* START *
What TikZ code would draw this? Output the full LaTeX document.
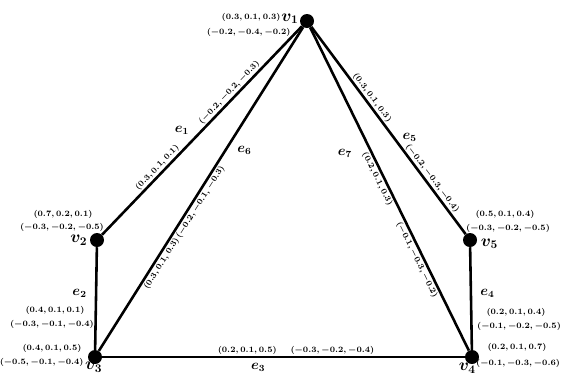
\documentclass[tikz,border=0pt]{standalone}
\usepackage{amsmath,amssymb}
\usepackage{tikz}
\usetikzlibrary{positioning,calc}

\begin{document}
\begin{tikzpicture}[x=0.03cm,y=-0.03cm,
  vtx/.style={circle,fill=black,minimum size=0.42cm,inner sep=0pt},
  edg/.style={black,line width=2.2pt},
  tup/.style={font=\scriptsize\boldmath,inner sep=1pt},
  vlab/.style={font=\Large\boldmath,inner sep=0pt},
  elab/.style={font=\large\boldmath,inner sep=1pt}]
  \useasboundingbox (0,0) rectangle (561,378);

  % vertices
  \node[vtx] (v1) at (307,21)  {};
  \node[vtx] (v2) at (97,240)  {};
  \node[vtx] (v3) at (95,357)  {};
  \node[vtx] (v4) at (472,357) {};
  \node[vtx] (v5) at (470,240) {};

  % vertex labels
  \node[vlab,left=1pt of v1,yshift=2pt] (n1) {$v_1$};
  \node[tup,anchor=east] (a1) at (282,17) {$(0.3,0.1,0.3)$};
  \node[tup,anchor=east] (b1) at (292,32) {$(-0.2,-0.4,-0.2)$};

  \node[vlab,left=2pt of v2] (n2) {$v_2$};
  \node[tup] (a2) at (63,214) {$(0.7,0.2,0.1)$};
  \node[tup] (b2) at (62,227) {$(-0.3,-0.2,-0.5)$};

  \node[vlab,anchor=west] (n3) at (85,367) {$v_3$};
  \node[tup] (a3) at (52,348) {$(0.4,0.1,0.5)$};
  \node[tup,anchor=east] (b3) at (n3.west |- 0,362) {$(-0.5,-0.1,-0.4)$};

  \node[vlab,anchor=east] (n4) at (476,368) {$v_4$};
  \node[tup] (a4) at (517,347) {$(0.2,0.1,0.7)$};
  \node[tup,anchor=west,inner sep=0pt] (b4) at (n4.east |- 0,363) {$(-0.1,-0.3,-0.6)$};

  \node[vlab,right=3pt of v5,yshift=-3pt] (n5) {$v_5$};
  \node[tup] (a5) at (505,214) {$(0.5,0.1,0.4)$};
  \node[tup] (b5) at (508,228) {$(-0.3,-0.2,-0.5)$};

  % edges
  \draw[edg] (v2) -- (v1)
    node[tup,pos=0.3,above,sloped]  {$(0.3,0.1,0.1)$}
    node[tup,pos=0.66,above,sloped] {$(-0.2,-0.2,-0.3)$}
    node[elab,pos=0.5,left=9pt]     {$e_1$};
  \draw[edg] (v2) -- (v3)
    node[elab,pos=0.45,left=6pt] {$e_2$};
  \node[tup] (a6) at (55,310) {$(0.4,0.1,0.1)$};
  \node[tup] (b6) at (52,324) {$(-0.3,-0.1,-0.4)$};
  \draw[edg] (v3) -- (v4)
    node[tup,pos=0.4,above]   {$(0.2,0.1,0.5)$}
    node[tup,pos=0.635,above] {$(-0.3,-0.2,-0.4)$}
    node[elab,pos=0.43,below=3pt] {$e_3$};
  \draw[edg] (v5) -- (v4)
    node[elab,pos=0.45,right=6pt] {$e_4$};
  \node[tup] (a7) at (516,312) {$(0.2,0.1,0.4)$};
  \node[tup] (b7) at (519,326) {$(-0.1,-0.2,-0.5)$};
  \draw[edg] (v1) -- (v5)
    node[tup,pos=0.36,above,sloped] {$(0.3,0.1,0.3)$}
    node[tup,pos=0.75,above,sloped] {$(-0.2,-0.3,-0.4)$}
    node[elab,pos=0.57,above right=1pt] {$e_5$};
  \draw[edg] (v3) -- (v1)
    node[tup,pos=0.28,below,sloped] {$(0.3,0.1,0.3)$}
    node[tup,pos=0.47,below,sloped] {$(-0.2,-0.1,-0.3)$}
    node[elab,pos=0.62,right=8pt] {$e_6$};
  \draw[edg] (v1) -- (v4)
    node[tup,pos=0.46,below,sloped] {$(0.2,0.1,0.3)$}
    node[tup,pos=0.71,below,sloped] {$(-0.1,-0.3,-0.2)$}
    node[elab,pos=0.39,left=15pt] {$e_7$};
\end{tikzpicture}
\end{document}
* END *
Omit every picture while copying the listing above exactly.

What TikZ code would draw this? Output the full LaTeX document.
\documentclass[tikz,border=0pt]{standalone}
\usepackage{amsmath,amssymb}
\usepackage{tikz}
\usetikzlibrary{positioning,calc}

\begin{document}
\begin{tikzpicture}[x=0.03cm,y=-0.03cm,
  vtx/.style={circle,fill=black,minimum size=0.42cm,inner sep=0pt},
  edg/.style={black,line width=2.2pt},
  tup/.style={font=\scriptsize\boldmath,inner sep=1pt},
  vlab/.style={font=\Large\boldmath,inner sep=0pt},
  elab/.style={font=\large\boldmath,inner sep=1pt}]
  \useasboundingbox (0,0) rectangle (561,378);

  % vertices
  \node[vtx] (v1) at (307,21)  {};
  \node[vtx] (v2) at (97,240)  {};
  \node[vtx] (v3) at (95,357)  {};
  \node[vtx] (v4) at (472,357) {};
  \node[vtx] (v5) at (470,240) {};

  % vertex labels
  \node[vlab,left=1pt of v1,yshift=2pt] (n1) {$v_1$};
  \node[tup,anchor=east] (a1) at (282,17) {$(0.3,0.1,0.3)$};
  \node[tup,anchor=east] (b1) at (292,32) {$(-0.2,-0.4,-0.2)$};

  \node[vlab,left=2pt of v2] (n2) {$v_2$};
  \node[tup] (a2) at (63,214) {$(0.7,0.2,0.1)$};
  \node[tup] (b2) at (62,227) {$(-0.3,-0.2,-0.5)$};

  \node[vlab,anchor=west] (n3) at (85,367) {$v_3$};
  \node[tup] (a3) at (52,348) {$(0.4,0.1,0.5)$};
  \node[tup,anchor=east] (b3) at (n3.west |- 0,362) {$(-0.5,-0.1,-0.4)$};

  \node[vlab,anchor=east] (n4) at (476,368) {$v_4$};
  \node[tup] (a4) at (517,347) {$(0.2,0.1,0.7)$};
  \node[tup,anchor=west,inner sep=0pt] (b4) at (n4.east |- 0,363) {$(-0.1,-0.3,-0.6)$};

  \node[vlab,right=3pt of v5,yshift=-3pt] (n5) {$v_5$};
  \node[tup] (a5) at (505,214) {$(0.5,0.1,0.4)$};
  \node[tup] (b5) at (508,228) {$(-0.3,-0.2,-0.5)$};

  % edges
  \draw[edg] (v2) -- (v1)
    node[tup,pos=0.3,above,sloped]  {$(0.3,0.1,0.1)$}
    node[tup,pos=0.66,above,sloped] {$(-0.2,-0.2,-0.3)$}
    node[elab,pos=0.5,left=9pt]     {$e_1$};
  \draw[edg] (v2) -- (v3)
    node[elab,pos=0.45,left=6pt] {$e_2$};
  \node[tup] (a6) at (55,310) {$(0.4,0.1,0.1)$};
  \node[tup] (b6) at (52,324) {$(-0.3,-0.1,-0.4)$};
  \draw[edg] (v3) -- (v4)
    node[tup,pos=0.4,above]   {$(0.2,0.1,0.5)$}
    node[tup,pos=0.635,above] {$(-0.3,-0.2,-0.4)$}
    node[elab,pos=0.43,below=3pt] {$e_3$};
  \draw[edg] (v5) -- (v4)
    node[elab,pos=0.45,right=6pt] {$e_4$};
  \node[tup] (a7) at (516,312) {$(0.2,0.1,0.4)$};
  \node[tup] (b7) at (519,326) {$(-0.1,-0.2,-0.5)$};
  \draw[edg] (v1) -- (v5)
    node[tup,pos=0.36,above,sloped] {$(0.3,0.1,0.3)$}
    node[tup,pos=0.75,above,sloped] {$(-0.2,-0.3,-0.4)$}
    node[elab,pos=0.57,above right=1pt] {$e_5$};
  \draw[edg] (v3) -- (v1)
    node[tup,pos=0.28,below,sloped] {$(0.3,0.1,0.3)$}
    node[tup,pos=0.47,below,sloped] {$(-0.2,-0.1,-0.3)$}
    node[elab,pos=0.62,right=8pt] {$e_6$};
  \draw[edg] (v1) -- (v4)
    node[tup,pos=0.46,below,sloped] {$(0.2,0.1,0.3)$}
    node[tup,pos=0.71,below,sloped] {$(-0.1,-0.3,-0.2)$}
    node[elab,pos=0.39,left=15pt] {$e_7$};
\end{tikzpicture}
\end{document}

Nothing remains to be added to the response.